Here’s what the table looks like in R, which has been re-created seperately in HTML, JSON, and XML formats (see the import section for the links).

books <- data.frame(matrix(vector(), 3, 6), stringsAsFactors = FALSE)
colnames(books) <- c("name", "author", "planet", "publisher", "color", "baddie")
books$name <- c("The Hitchhicker's Guide to the Galaxy", "Life, the Universe and Everything", "And Another Thing...")
books$author <- c("Douglas Adams", "Douglas Adams", "Eoin Colfer, Jane Belson, Douglas Adams")
books$planet <- c("Space", "Krikkit", "Earth...ish")
books$publisher <- c("Del Rey Books", "Del Rey Books", "Hyperion")
books$color <- c("green", "purple", "blue")
books$baddie <- c("Vogons", "People of Krikkit", "Vogons")
kable(books)
name author planet publisher color baddie
The Hitchhicker’s Guide to the Galaxy Douglas Adams Space Del Rey Books green Vogons
Life, the Universe and Everything Douglas Adams Krikkit Del Rey Books purple People of Krikkit
And Another Thing… Eoin Colfer, Jane Belson, Douglas Adams Earth…ish Hyperion blue Vogons

Export

To continue our stampede toward the objective, we’re going to need to export this table into HTML, XML, and JSON file formats. Let’s load some packages first that will help:

library(jsonlite)
library(XML)
library(plyr)
library(RCurl)
library(htmltab)
library(xtable)

Now we’ll use these packages to export our table into the various file types:

HTML export

#HTML file
books.html1 <- print(xtable(books), type="html", file="books.html")

XML export

#XML file
#I actually couldn't figure this out.

JSON export

#JSON file
books.json1 <- toJSON(books, pretty=TRUE)
file.output <- file("books.json")
writeLines(books.json1, file.output)
close(file.output)

Import

I also uploaded a hand-made version of the files (created using Notepad++) to my personal GitHub account which can be used to import the files back into R (which are notified here as the alternative method when a local version couldn’t be exported.)

HTML file import

Disclaimer: I cheated a bit here. Instead of using the html file we previously exported, I hand-made a version to show off the differences between the types of formats.

#HTML file
#alternative: books.html <- htmltab(doc = "books.html")

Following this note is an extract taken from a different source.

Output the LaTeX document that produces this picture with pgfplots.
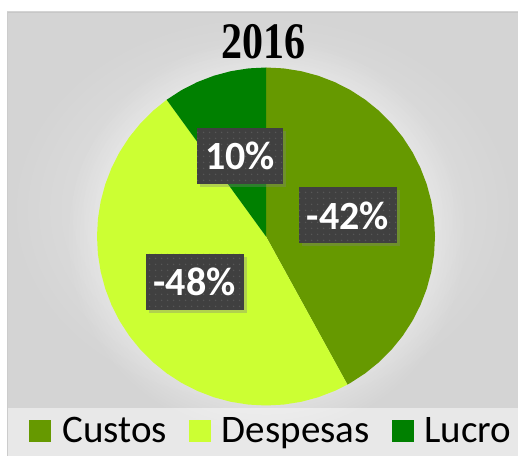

html.url <- getURL("https://raw.githubusercontent.com/chrisgmartin/DATA607/master/books.html")
books.html2 <- htmltab(doc = html.url)
## Argument 'which' was left unspecified. Choosing first table.
kable(books.html2)
name author planet publisher color baddie
2 The Hitchhicker’s Guide to the Galaxy Douglas Adams Space Del Rey Books green Vogons
3 Life, the Universe and Everything Douglas Adams Krikkit Del Rey Books purple People of Krikkit
4 And Another Thing… Eoin Colfer Earth…ish Hyperion blue Vogons
5 And Another Thing… Jane Belson Earth…ish Hyperion blue Vogons
6 And Another Thing… Douglas Adams Earth…ish Hyperion blue Vogons

XML file import

#XML file
xml.url <- getURL("https://raw.githubusercontent.com/chrisgmartin/DATA607/master/books.xml", ssl.verifyPeer=FALSE)
books.xml <- xmlParse(xml.url)
books.xml2 <- ldply(xmlToList(books.xml), data.frame)
kable(books.xml2)
.id name author planet publisher color baddie .attrs
book The Hitchhiker’s Guide to the Galaxy Douglas Adams Space Del Rey Books green Vogons 1
book Life, the Universe and Everything Douglas Adams Krikkit Del Rey Books purple People of Krikkit 2
book And Another Thing… Eoin Colfer Earth…ish Hyperion blue Vogons 3
book And Another Thing… Jane Belson Earth…ish Hyperion blue Vogons 3
book And Another Thing… Douglas Adams Earth…ish Hyperion blue Vogons 3

JSON file import

#JSON file
#alternative: books.json2 <- fromJSON("books.json")

books.json2 <- fromJSON("https://raw.githubusercontent.com/chrisgmartin/DATA607/master/books.json")
kable(books.json2)
name author planet publisher color baddie
Hitchhiker’s Guide to the Galaxy Douglas Adams Space Del Rey Books green Vogons
Life, the Universe and Everything Douglas Adams Krikkit Del Rey Books purple People of Krikkit
And Another Thing… Eoin Colfer, Jane Belson, Douglas Adams Earth…ish Hyperion blue Vogons

Wrap-up

As you can see from the examples, each format has it’s own unique features, pros, and cons. As Douglas Adams himself would have said (he actually did say): “A common mistake that people make when trying to design something completely foolproof is to underestimate the ingenuity of complete fools.”